Working from the top of the listing below, retype each line through the line containing "const labelOffsets = [[11, 33], [5, 37], [-1, 32]];", both included, with no pictures.

***

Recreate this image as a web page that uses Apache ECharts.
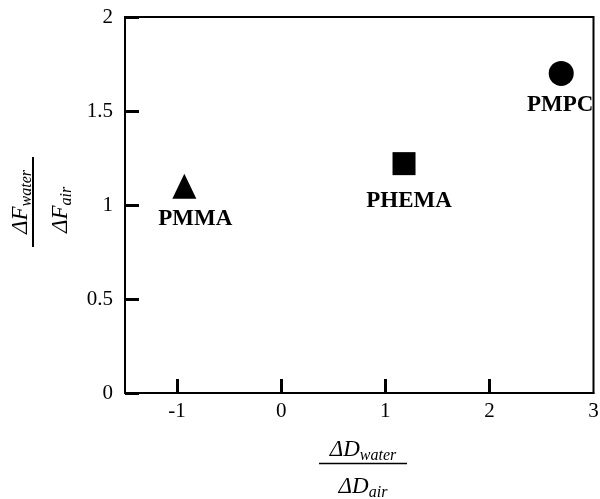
<!DOCTYPE html>
<html>
<head>
<meta charset="utf-8">
<script src="https://cdn.jsdelivr.net/npm/echarts@6/dist/echarts.min.js"></script>
<style>
  html, body { margin: 0; padding: 0; background: #fff; }
  #chart { width: 600px; height: 499px; }
</style>
</head>
<body>
<div id="chart"></div>
<script>
// Polymer coatings: ratio of dissipation shift vs ratio of frequency shift (water / air)
const polymers = ['PMMA', 'PHEMA', 'PMPC'];
const dissipationRatio = [-0.93, 1.18, 2.69];   // ΔD_water / ΔD_air
const frequencyRatio = [1.10, 1.22, 1.70];      // ΔF_water / ΔF_air
const xLabelValues = [-1, 0, 1, 2, 3];
const xTickValues = [-1, 0, 1, 2];

// Marker appearance per polymer
const markerShapes = ['triangle', 'rect', 'circle'];
const markerSizes = [[24, 25], 23, 25];
const labelOffsets = [[11, 33], [5, 37], [-1, 32]];

const SERIF = '"Liberation Serif", "Times New Roman", serif';
const measureCtx = document.createElement('canvas').getContext('2d');
function widthOf(str, size) {
  measureCtx.font = 'italic ' + size + 'px ' + SERIF;
  return measureCtx.measureText(str).width;
}

// Text pieces "Δ<Main><sub>" laid out left-to-right from x0 on a given baseline
function quantity(main, sub, x0, baseline, mainSize, subSize, subDrop) {
  const w = widthOf(main, mainSize);
  return [
    { type: 'text', x: x0, y: baseline - 0.3 * mainSize,
      style: { text: main, font: 'italic ' + mainSize + 'px ' + SERIF, fill: '#000',
               align: 'left', verticalAlign: 'middle', textAlign: 'left', textVerticalAlign: 'middle' } },
    { type: 'text', x: x0 + w, y: baseline + subDrop - 0.3 * subSize,
      style: { text: sub, font: 'italic ' + subSize + 'px ' + SERIF, fill: '#000',
               align: 'left', verticalAlign: 'middle', textAlign: 'left', textVerticalAlign: 'middle' } }
  ];
}
function quantityWidth(main, sub, mainSize, subSize) {
  return widthOf(main, mainSize) + widthOf(sub, subSize);
}

const MAIN = 23, SUB = 16;

// x-axis title: ΔD_water / ΔD_air, centred under the plot
const xc = 363;
const xNumW = quantityWidth('ΔD', 'water', MAIN, SUB);
const xDenW = quantityWidth('ΔD', 'air', MAIN, SUB);
const xTitle = {
  type: 'group',
  children: [].concat(
    quantity('ΔD', 'water', xc - xNumW / 2, 457, MAIN, SUB, 4),
    [{ type: 'line', shape: { x1: 319, y1: 463.5, x2: 407, y2: 463.5 },
       style: { stroke: '#000', lineWidth: 1.5 } }],
    quantity('ΔD', 'air', xc - xDenW / 2, 494, MAIN, SUB, 4)
  )
};

// y-axis title: ΔF_water / ΔF_air, rotated to read bottom-to-top
const yNumW = quantityWidth('ΔF', 'water', MAIN, SUB);
const yDenW = quantityWidth('ΔF', 'air', MAIN, SUB);
const yTitle = {
  type: 'group',
  x: 33, y: 202, rotation: Math.PI / 2,
  children: [].concat(
    quantity('ΔF', 'water', -yNumW / 2, -5, MAIN, SUB, 4),
    [{ type: 'line', shape: { x1: -45, y1: 0, x2: 45, y2: 0 },
       style: { stroke: '#000', lineWidth: 2 } }],
    quantity('ΔF', 'air', -yDenW / 2 - 8, 35, MAIN, SUB, 4)
  )
};

const points = polymers.map((name, i) => ({
  name: name,
  value: [dissipationRatio[i], frequencyRatio[i]],
  symbol: markerShapes[i],
  symbolSize: markerSizes[i],
  label: { offset: labelOffsets[i] }
}));

const chart = echarts.init(document.getElementById('chart'), null, { renderer: 'canvas' });
chart.setOption({
  animation: false,
  backgroundColor: '#fff',
  grid: {
    left: 125, right: 6.5, top: 17, bottom: 106,
    containLabel: false, outerBoundsMode: 'none',
    show: true, borderColor: '#000', borderWidth: 2, backgroundColor: 'transparent'
  },
  xAxis: {
    type: 'value', min: -1.5, max: 3,
    axisLine: { show: true, onZero: false, lineStyle: { color: '#000', width: 2 } },
    axisTick: { show: true, inside: true, length: 14, customValues: xTickValues,
                lineStyle: { color: '#000', width: 3 } },
    axisLabel: { customValues: xLabelValues, margin: 8, color: '#000',
                 fontFamily: SERIF, fontSize: 21 },
    splitLine: { show: false }
  },
  yAxis: {
    type: 'value', min: 0, max: 2, interval: 0.5,
    axisLine: { show: true, onZero: false, lineStyle: { color: '#000', width: 2 } },
    axisTick: { show: true, inside: true, length: 14,
                lineStyle: { color: '#000', width: 3 } },
    axisLabel: { margin: 12, color: '#000', fontFamily: SERIF, fontSize: 21 },
    splitLine: { show: false }
  },
  series: [{
    type: 'scatter',
    data: points,
    itemStyle: { color: '#000', opacity: 1 },
    label: {
      show: true, position: 'inside', formatter: '{b}',
      color: '#000', fontFamily: SERIF, fontWeight: 'bold', fontSize: 23
    }
  }],
  graphic: [xTitle, yTitle]
});
</script>
</body>
</html>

***

# Result of this exercise
Recreate this image as a web page that uses Apache ECharts.
<!DOCTYPE html>
<html>
<head>
<meta charset="utf-8">
<script src="https://cdn.jsdelivr.net/npm/echarts@6/dist/echarts.min.js"></script>
<style>
  html, body { margin: 0; padding: 0; background: #fff; }
  #chart { width: 600px; height: 499px; }
</style>
</head>
<body>
<div id="chart"></div>
<script>
// Polymer coatings: ratio of dissipation shift vs ratio of frequency shift (water / air)
const polymers = ['PMMA', 'PHEMA', 'PMPC'];
const dissipationRatio = [-0.93, 1.18, 2.69];   // ΔD_water / ΔD_air
const frequencyRatio = [1.10, 1.22, 1.70];      // ΔF_water / ΔF_air
const xLabelValues = [-1, 0, 1, 2, 3];
const xTickValues = [-1, 0, 1, 2];

// Marker appearance per polymer
const markerShapes = ['triangle', 'rect', 'circle'];
const markerSizes = [[24, 25], 23, 25];
const labelOffsets = [[11, 33], [5, 37], [-1, 32]];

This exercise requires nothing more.